American Hustle gives stinging depiction of disco-era con artists

Hair curlers and con men abound in this excellent disco-era period piece

The brash, satirical American Hustle makes you wonder if the cast lost a bet with the costumers and hairstylists. The opening image shows a bulked-up Christian Bale assembling a ghastly comb-over, and every scene seems intent on topping the last in presenting the fashion don’ts of disco-era 1970s, culminating with a phone conversation between Amy Adams and Bradley Cooper, both wearing their hair in conspicuous curlers.

The hairdos and outfits don’t just play for laughs, but remind you not to take everything in American Hustle at face value. An opening title announces, “Some of this actually happened,” signaling that writer/director David O. Russell and co-writer Eric Warren Singer have taken liberties with their dramatization of the 1978 FBI sting known as “Abscam.” Rather than glorify the operation a la Argo, American Hustle presents a vision of this country with everyone on the make.

Bale plays self-professed con man Irving Rosenfeld, who moves into a bigger league of deception when he falls in love with stripper-turned-journalist Sydney Prosser (Adams). With Sydney impersonating an English aristocrat, the two run a fraudulent loan operation until they get busted by Richie DiMaso (Cooper), a high-strung, ambitious FBI agent. Richie enlists the couple to help him bag more high-profile targets. When the scheme expands to include a New Jersey mayor (Jeremy Renner), U.S. congressmen, and bona fide mobsters, Irving realizes that he’s a small-timer in way over his head.

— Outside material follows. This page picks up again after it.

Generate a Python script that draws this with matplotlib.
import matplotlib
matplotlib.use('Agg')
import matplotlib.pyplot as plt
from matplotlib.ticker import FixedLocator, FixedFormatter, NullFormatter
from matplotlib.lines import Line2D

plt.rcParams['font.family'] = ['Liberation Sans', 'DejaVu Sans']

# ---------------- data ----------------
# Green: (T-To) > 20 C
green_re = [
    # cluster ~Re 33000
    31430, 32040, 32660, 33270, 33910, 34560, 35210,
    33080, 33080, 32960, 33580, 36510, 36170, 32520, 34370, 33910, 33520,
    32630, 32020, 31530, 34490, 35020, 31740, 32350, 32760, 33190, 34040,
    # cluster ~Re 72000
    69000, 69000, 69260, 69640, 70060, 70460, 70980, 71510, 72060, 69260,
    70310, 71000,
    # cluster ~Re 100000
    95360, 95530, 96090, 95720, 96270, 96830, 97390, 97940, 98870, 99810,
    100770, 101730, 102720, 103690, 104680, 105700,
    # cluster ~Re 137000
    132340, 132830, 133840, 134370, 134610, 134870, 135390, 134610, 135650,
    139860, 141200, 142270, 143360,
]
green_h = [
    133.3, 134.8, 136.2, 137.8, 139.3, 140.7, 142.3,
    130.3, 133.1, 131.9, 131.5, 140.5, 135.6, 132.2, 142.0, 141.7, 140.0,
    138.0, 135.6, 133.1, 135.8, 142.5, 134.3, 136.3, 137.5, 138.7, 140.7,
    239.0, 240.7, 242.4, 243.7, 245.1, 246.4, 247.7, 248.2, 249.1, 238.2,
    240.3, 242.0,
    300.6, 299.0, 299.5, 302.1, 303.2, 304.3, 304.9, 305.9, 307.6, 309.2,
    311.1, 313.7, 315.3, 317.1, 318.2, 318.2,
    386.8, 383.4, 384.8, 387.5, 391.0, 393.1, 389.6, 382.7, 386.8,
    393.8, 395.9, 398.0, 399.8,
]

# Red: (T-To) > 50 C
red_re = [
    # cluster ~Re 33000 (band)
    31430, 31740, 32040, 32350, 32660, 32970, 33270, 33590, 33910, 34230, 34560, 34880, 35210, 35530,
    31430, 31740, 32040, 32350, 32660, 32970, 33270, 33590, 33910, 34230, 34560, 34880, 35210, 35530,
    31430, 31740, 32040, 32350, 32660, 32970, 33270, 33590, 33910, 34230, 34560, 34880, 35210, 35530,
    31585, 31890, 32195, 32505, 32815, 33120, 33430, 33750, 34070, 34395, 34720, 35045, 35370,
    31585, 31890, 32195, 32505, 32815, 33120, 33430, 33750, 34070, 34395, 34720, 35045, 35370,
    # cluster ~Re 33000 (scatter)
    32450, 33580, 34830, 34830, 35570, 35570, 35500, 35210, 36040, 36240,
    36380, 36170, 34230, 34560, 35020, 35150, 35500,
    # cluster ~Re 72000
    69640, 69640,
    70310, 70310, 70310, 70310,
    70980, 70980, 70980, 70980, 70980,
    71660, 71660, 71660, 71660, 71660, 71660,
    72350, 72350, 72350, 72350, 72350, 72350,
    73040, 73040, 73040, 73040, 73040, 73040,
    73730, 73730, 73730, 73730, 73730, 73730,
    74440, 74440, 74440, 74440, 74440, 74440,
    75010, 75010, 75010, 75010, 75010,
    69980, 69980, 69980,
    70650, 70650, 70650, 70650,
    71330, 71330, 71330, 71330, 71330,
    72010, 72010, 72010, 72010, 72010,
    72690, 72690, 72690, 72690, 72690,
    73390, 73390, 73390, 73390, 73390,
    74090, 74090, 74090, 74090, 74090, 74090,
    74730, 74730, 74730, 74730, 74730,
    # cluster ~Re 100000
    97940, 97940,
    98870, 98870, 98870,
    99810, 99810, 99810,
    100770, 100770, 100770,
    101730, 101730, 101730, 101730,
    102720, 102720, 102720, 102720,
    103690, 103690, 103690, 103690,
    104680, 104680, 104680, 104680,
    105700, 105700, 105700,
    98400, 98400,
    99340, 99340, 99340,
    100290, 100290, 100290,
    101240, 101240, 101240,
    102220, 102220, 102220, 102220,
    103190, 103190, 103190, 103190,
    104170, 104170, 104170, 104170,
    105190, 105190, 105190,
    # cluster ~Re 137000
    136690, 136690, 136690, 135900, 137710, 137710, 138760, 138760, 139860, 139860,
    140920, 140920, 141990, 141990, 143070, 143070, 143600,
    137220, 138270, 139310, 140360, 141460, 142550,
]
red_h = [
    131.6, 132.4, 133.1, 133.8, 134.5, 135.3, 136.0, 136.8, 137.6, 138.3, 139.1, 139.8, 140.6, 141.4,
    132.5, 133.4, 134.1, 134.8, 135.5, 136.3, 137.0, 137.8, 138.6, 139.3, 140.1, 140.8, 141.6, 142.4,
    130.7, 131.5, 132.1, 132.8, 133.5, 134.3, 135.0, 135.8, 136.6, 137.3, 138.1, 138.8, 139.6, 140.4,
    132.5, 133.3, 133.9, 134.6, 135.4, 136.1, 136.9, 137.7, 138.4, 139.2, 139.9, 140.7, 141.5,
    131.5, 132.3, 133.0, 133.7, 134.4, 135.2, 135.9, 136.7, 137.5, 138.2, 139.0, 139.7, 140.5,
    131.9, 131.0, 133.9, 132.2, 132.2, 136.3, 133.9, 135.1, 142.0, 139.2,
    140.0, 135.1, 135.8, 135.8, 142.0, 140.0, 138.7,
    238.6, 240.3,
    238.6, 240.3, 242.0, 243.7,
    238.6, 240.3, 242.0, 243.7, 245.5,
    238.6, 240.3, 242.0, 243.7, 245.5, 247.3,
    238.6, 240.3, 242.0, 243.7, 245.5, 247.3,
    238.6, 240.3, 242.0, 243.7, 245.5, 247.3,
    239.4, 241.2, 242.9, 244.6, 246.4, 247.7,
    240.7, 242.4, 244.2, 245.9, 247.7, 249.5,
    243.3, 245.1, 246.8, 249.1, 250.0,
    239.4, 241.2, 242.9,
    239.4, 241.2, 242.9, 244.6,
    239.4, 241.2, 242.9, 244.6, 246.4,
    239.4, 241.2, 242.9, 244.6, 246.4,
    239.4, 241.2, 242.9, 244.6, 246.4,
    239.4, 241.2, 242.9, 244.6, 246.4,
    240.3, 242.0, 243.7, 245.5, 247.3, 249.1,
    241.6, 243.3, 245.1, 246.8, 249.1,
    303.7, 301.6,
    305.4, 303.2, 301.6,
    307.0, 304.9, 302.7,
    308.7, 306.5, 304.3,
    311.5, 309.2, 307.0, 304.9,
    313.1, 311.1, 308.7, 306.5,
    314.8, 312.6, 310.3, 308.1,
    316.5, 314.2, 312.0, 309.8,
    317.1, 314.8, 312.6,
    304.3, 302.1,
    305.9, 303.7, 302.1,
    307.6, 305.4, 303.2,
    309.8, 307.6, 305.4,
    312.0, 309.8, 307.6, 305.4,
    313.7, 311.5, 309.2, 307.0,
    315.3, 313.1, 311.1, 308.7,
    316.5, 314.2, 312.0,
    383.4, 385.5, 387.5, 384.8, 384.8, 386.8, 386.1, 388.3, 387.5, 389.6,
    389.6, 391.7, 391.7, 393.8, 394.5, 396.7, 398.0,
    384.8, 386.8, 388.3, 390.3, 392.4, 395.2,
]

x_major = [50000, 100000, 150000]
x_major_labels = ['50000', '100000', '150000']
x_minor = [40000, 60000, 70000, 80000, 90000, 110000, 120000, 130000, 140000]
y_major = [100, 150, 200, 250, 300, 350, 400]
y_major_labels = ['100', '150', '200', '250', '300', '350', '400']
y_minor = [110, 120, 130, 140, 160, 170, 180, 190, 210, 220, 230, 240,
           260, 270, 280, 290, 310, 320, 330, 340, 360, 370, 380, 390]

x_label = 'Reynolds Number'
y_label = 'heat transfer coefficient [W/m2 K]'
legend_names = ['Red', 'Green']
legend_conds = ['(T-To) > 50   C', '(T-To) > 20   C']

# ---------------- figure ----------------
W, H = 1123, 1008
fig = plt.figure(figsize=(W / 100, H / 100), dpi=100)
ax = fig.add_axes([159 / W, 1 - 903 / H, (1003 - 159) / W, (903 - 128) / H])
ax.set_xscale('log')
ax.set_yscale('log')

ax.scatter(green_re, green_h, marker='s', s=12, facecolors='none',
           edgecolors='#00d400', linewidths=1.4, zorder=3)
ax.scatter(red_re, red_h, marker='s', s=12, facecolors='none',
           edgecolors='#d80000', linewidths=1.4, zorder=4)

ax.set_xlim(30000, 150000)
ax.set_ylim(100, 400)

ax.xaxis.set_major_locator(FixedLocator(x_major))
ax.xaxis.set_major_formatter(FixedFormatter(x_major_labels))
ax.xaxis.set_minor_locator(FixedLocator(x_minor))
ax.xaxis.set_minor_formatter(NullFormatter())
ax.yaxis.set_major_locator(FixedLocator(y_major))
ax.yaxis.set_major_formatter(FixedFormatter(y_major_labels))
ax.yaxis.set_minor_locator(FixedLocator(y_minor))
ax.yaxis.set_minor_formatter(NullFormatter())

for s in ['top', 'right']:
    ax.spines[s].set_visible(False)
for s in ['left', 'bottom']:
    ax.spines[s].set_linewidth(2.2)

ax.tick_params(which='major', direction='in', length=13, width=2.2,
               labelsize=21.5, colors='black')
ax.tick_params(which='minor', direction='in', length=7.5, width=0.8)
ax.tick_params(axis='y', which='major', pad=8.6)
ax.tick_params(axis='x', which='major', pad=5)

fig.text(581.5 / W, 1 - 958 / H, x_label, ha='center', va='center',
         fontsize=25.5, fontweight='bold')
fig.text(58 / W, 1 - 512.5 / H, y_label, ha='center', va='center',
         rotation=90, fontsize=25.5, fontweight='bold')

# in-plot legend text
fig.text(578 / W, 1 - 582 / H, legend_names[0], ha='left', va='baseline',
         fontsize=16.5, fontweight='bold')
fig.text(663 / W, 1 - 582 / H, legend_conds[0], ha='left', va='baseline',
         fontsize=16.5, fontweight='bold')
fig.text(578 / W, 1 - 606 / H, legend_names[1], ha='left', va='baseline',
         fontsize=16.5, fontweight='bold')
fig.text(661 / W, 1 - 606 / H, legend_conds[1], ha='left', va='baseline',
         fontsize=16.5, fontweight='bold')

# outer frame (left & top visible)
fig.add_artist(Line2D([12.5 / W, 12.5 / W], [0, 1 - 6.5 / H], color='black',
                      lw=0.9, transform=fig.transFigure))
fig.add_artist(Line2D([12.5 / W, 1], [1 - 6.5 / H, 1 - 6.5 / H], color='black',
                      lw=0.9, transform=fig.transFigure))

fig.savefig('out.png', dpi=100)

American Hustle builds momentum as Richie’s plans accelerate, and part of the film’s appeal is that every character is some kind of unreliable loose cannon (with the possible exception of Louis C.K. as a straight-arrow FBI supervisor). Perhaps the biggest wild card is Irving’s wife (Jennifer Lawrence), an erratic, attention-hungry young woman with a son and a sun lamp, who threatens an already unstable situation. The lively, constantly rotating pop soundtrack signals the shifts in power.

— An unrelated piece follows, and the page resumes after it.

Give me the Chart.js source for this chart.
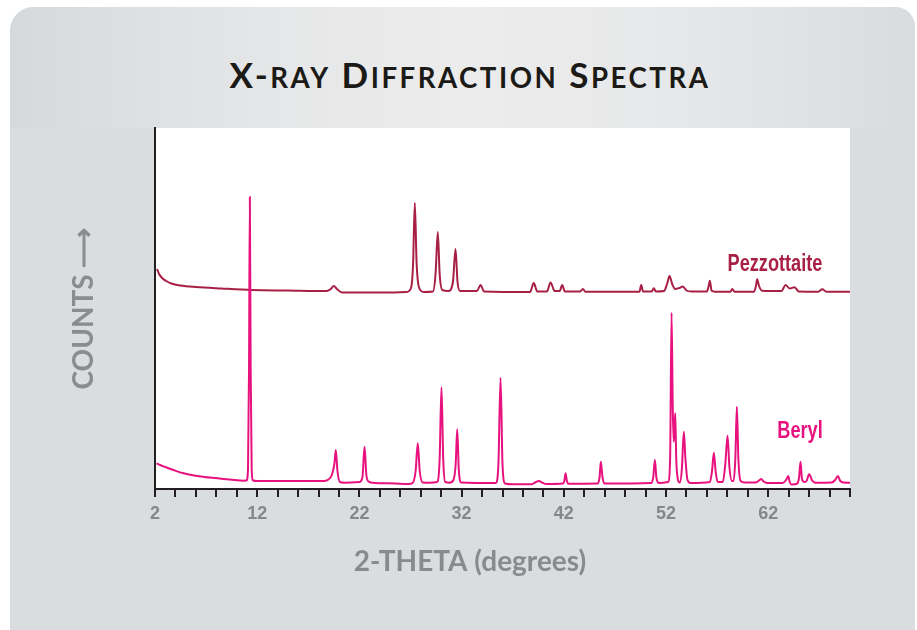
<!DOCTYPE html>
<html lang="en">
<head>
    <meta charset="UTF-8">
    <title>X-Ray Diffraction Spectra</title>
    <script src="https://cdn.jsdelivr.net/npm/chart.js"></script>
    <style>
        html, body {
            margin: 0;
            padding: 0;
            width: 917px;
            height: 630px;
            overflow: hidden;
            background: #ffffff;
        }
        .card {
            position: absolute;
            left: 10px;
            top: 7px;
            width: 905px;
            height: 640px;
            border-radius: 24px 20px 0 0;
            background: #dadde0;
            overflow: hidden;
        }
        .card .band {
            height: 121px;
            background: linear-gradient(to right, #d6d9dc 0%, #e6e7e8 30%, #ececec 50%, #e8e9ea 70%, #d9dcdf 100%);
        }
        h1 {
            position: absolute;
            left: 0;
            top: 57px;
            width: 940px;
            margin: 0;
            text-align: center;
            font: 700 35px/35px Lato, sans-serif;
            letter-spacing: 2.5px;
            color: #1c1a17;
        }
        h1 span {
            font-size: 0.79em;
        }
        #xrdChart {
            position: absolute;
            left: 0;
            top: 0;
        }
    </style>
</head>
<body>
    <div class="card"><div class="band"></div></div>
    <h1>X-<span>RAY</span> D<span>IFFRACTION</span> S<span>PECTRA</span></h1>
    <canvas id="xrdChart" width="917" height="630"></canvas>

    <script>
        // [2-theta, counts], counts in arbitrary units
        const pezzottaite = [
            [2.2, 220], [2.4, 215], [2.7, 211], [3.1, 208], [3.6, 205.5], [4.5, 203.5],
            [6.0, 202], [8.5, 200.5], [11.5, 199], [15, 198.5], [18.8, 198],
            [19.2, 200], [19.5, 203], [19.8, 200], [20.3, 196.5], [24, 196.5],
            [26.6, 197], [27.05, 201], [27.25, 225], [27.42, 286], [27.6, 225], [27.85, 201], [28.3, 197],
            [29.2, 197.5], [29.45, 215], [29.67, 257], [29.85, 215], [30.1, 199],
            [30.7, 198], [31.15, 207], [31.4, 240], [31.6, 207], [31.85, 198],
            [33.5, 198], [33.85, 204], [34.2, 197.5],
            [38.7, 197], [39.06, 206], [39.4, 197.5],
            [40.35, 197.5], [40.7, 206.5], [41.1, 198],
            [41.6, 198], [41.84, 204], [42.1, 197.5],
            [43.6, 197.5], [43.86, 200], [44.1, 197.3],
            [49.4, 197.3], [49.57, 204], [49.75, 197.5],
            [50.6, 197.5], [50.81, 200.7], [51.0, 197.5],
            [51.8, 198], [52.1, 205], [52.34, 213], [52.6, 205], [52.9, 200],
            [53.3, 201], [53.64, 202.5], [54.0, 198.5], [54.5, 197.5],
            [56.0, 197.5], [56.15, 202], [56.29, 208.3], [56.45, 198.5], [56.8, 197.3],
            [58.3, 197.3], [58.48, 200], [58.7, 197.3],
            [60.6, 197.3], [60.8, 203], [60.92, 209.7], [61.1, 203], [61.4, 198.3],
            [63.3, 198], [63.69, 204], [64.1, 200.5], [64.57, 201.7], [65.0, 197.5],
            [66.9, 197.3], [67.28, 199.7], [67.7, 197.3], [70, 197.3]
        ];

        const beryl = [
            [2.15, 25.7], [2.5, 24], [3.0, 22], [3.8, 19], [4.8, 15.7], [6.3, 12.8], [8.1, 10.7],
            [9.5, 9.2], [10.66, 8.3],
            [10.95, 8.5], [11.1, 20], [11.2, 120], [11.28, 292], [11.36, 120], [11.46, 20], [11.6, 8.5],
            [12, 8], [18.5, 8],
            [18.9, 9], [19.3, 14], [19.55, 25], [19.69, 39], [19.85, 18], [20.1, 7], [20.5, 6.3],
            [22.0, 7], [22.3, 12], [22.5, 42.3], [22.68, 14], [22.9, 7.5], [23.3, 6.3],
            [25.5, 5.5], [26.8, 5],
            [27.2, 6], [27.5, 18], [27.71, 45.7], [27.9, 18], [28.2, 6.5], [28.8, 6.3],
            [29.6, 7], [29.85, 30], [30.03, 101.7], [30.2, 30], [30.4, 7], [30.8, 6.3],
            [31.2, 9], [31.42, 25], [31.57, 59.7], [31.72, 20], [31.95, 6.5],
            [35.35, 6], [35.6, 25], [35.81, 111.3], [36.0, 25], [36.25, 5.5], [37, 4.7],
            [38.8, 4.7], [39.2, 6.5], [39.55, 8], [39.9, 6.3], [40.3, 5],
            [41.9, 5.5], [42.05, 8], [42.17, 15.7], [42.3, 8], [42.45, 5.3],
            [45.3, 5.5], [45.5, 12], [45.62, 27.3], [45.78, 12], [46.0, 5.5],
            [50.55, 6], [50.75, 12], [50.91, 29], [51.05, 12], [51.3, 6],
            [52.2, 7], [52.4, 30], [52.54, 176.3], [52.66, 80], [52.75, 47.3], [52.83, 60], [52.9, 75.7],
            [53.0, 30], [53.15, 10], [53.35, 6.5], [53.55, 20], [53.74, 57.3], [53.9, 30], [54.1, 9], [54.4, 6],
            [56.3, 7], [56.5, 18], [56.68, 36.3], [56.85, 18], [57.05, 7],
            [57.55, 7], [57.8, 25], [58.02, 53.3], [58.2, 22], [58.45, 8],
            [58.6, 8], [58.78, 30], [58.93, 82.3], [59.08, 30], [59.3, 8], [59.7, 6.5],
            [60.8, 6.5], [61.1, 8.5], [61.31, 10], [61.55, 7.5], [61.9, 6],
            [63.4, 6], [63.75, 9], [63.96, 13], [64.1, 7], [64.3, 4.5],
            [64.85, 5.5], [65.02, 12], [65.16, 27.3], [65.3, 10], [65.55, 7],
            [65.75, 8], [66.01, 14.7], [66.3, 8.5], [66.6, 6.3],
            [68.2, 6.5], [68.55, 9], [68.81, 13], [69.05, 8], [69.4, 6.5], [70, 6.3]
        ];

        const xTickLabels = [2, 12, 22, 32, 42, 52, 62];
        const seriesNames = ['Pezzottaite', 'Beryl'];
        const seriesColors = ['#a81f45', '#e8127f'];
        // baseline-centre of each series name, in [2-theta, counts]
        const nameAnchors = [[62.66, 218.3], [65.11, 51.3]];

        // white plotting field behind the traces
        const plotField = {
            id: 'plotField',
            beforeDraw(chart) {
                const { ctx, chartArea: a } = chart;
                ctx.save();
                ctx.fillStyle = '#ffffff';
                ctx.fillRect(a.left, a.top, a.right - a.left, a.bottom - a.top);
                ctx.restore();
            }
        };

        // series names next to their traces, squeezed to look condensed
        const traceNames = {
            id: 'traceNames',
            afterDatasetsDraw(chart) {
                const { ctx, scales } = chart;
                seriesNames.forEach((name, i) => {
                    const px = scales.x.getPixelForValue(nameAnchors[i][0]);
                    const py = scales.y.getPixelForValue(nameAnchors[i][1]);
                    ctx.save();
                    ctx.translate(px, py);
                    ctx.scale(0.79, 1);
                    ctx.font = 'bold 23px "Liberation Sans", Arial, sans-serif';
                    ctx.textAlign = 'center';
                    ctx.textBaseline = 'alphabetic';
                    ctx.fillStyle = seriesColors[i];
                    ctx.fillText(name, 0, 0);
                    ctx.restore();
                });
            }
        };

        const toPoints = rows => rows.map(([x, y]) => ({ x, y }));

        new Chart(document.getElementById('xrdChart'), {
            type: 'line',
            data: {
                datasets: [
                    {
                        label: seriesNames[0],
                        data: toPoints(pezzottaite),
                        borderColor: seriesColors[0],
                        borderWidth: 2,
                        pointRadius: 0,
                        fill: false,
                        cubicInterpolationMode: 'monotone',
                        order: 2
                    },
                    {
                        label: seriesNames[1],
                        data: toPoints(beryl),
                        borderColor: seriesColors[1],
                        borderWidth: 2,
                        pointRadius: 0,
                        fill: false,
                        cubicInterpolationMode: 'monotone',
                        order: 1
                    }
                ]
            },
            options: {
                responsive: false,
                animation: false,
                layout: { padding: { left: 90, right: 67, top: 128, bottom: 51.2 } },
                plugins: {
                    legend: { display: false },
                    tooltip: { enabled: false },
                    subtitle: {
                        display: true,
                        position: 'bottom',
                        text: '2-THETA (degrees)',
                        color: '#888a8d',
                        font: { family: 'Lato', size: 28, weight: 'bold', lineHeight: 1.2 },
                        padding: 0
                    }
                },
                scales: {
                    x: {
                        type: 'linear',
                        min: 2,
                        max: 70,
                        afterFit: scale => { scale.height = 56.2; },
                        border: { color: '#231f20', width: 2 },
                        grid: { drawOnChartArea: false, tickLength: 8, color: '#231f20', lineWidth: 2 },
                        ticks: {
                            stepSize: 2,
                            autoSkip: false,
                            maxRotation: 0,
                            padding: 6,
                            color: '#85878a',
                            font: { family: '"Liberation Sans", Arial, sans-serif', size: 18, weight: 'bold' },
                            callback: v => xTickLabels.includes(v) ? String(v) : ''
                        }
                    },
                    y: {
                        min: 0,
                        max: 361,
                        afterFit: scale => { scale.width = 65; },
                        border: { color: '#231f20', width: 2 },
                        grid: { display: false },
                        ticks: { display: false },
                        title: {
                            display: true,
                            text: 'COUNTS \u27F6',
                            color: '#8a8c8f',
                            font: { family: 'Lato', size: 28, weight: 'bold', lineHeight: 1.2 },
                            padding: { top: -22.8, bottom: 0 }
                        }
                    }
                }
            },
            plugins: [plotField, traceNames]
        });
    </script>
</body>
</html>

The actors feast on their roles, with Renner making his New Jersey politico a well-meaning mensch underneath a helmet of hair, and the fluctuations of Adams’ fake English accent revealing her insecurities. We don’t invest as much as we should in Bale’s performance as Irving, however. Bale won an Oscar for his live-wire turn in Russell’s The Fighter, but here he may be encumbered by all the excess weight, hair prosthetics, and De Niro-esque vocal patterns, so his role seems more moody than desperate.

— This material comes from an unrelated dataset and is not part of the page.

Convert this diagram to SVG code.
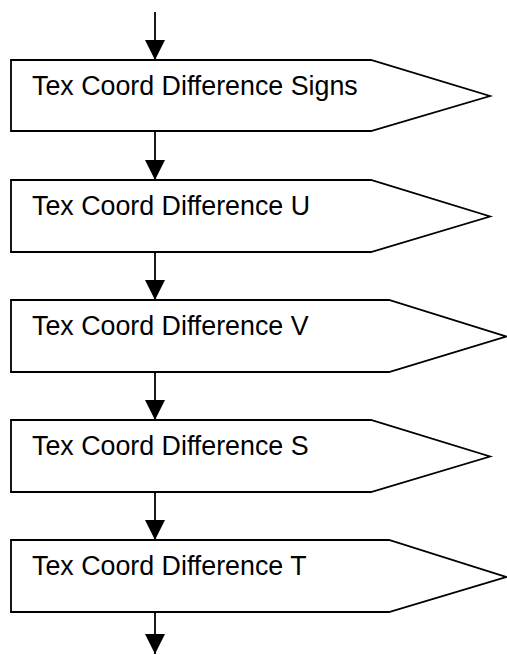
<svg xmlns="http://www.w3.org/2000/svg" width="507" height="655" viewBox="0 0 507 655">
<defs>
<style>
.box{fill:#fff;stroke:#000;stroke-width:1.8;stroke-linejoin:miter}
.lbl{font-family:"Liberation Sans",Arial,sans-serif;font-size:26.8px;fill:#000}
.conn line{stroke:#000;stroke-width:1.8}
</style>
<marker id="ah" markerWidth="20" markerHeight="20" refX="20" refY="10" orient="auto" markerUnits="userSpaceOnUse">
<path d="M0,0 L20,10 L0,20 Z" fill="#000"/>
</marker>
</defs>
<rect width="507" height="655" fill="#fff"/>
<g id="connectors" class="conn">
<line x1="155" y1="12" x2="155" y2="60" marker-end="url(#ah)"/>
<line x1="155" y1="131" x2="155" y2="180" marker-end="url(#ah)"/>
<line x1="155" y1="252" x2="155" y2="300" marker-end="url(#ah)"/>
<line x1="155" y1="372" x2="155" y2="420" marker-end="url(#ah)"/>
<line x1="155" y1="492" x2="155" y2="540" marker-end="url(#ah)"/>
<line x1="155" y1="612" x2="155" y2="654" marker-end="url(#ah)"/>
</g>
<g id="node1">
<polygon class="box" points="11,60 371,60 490,96 371,131 11,131"/>
<text class="lbl" x="32" y="95">Tex Coord Difference Signs</text>
</g>
<g id="node2">
<polygon class="box" points="11,180 371,180 490,216.5 371,252 11,252"/>
<text class="lbl" x="32" y="215">Tex Coord Difference U</text>
</g>
<g id="node3">
<polygon class="box" points="11,300 389,300 506,336.5 389,372 11,372"/>
<text class="lbl" x="32" y="335">Tex Coord Difference V</text>
</g>
<g id="node4">
<polygon class="box" points="11,420 371,420 490,456.5 371,492 11,492"/>
<text class="lbl" x="32" y="455">Tex Coord Difference S</text>
</g>
<g id="node5">
<polygon class="box" points="11,540 389,540 506,577 389,612 11,612"/>
<text class="lbl" x="32" y="575">Tex Coord Difference T</text>
</g>
</svg>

American Hustle seeks to emulate the feverish energy of Martin Scorsese at his peak, and doesn’t quite match the intensity and breadth of a Goodfellas. Nevertheless, it works both as a delightfully unsavory period piece and a pointed commentary on America after the economic crash, an event that revealed that the country’s key institutions amount to little more than hustlers on the make.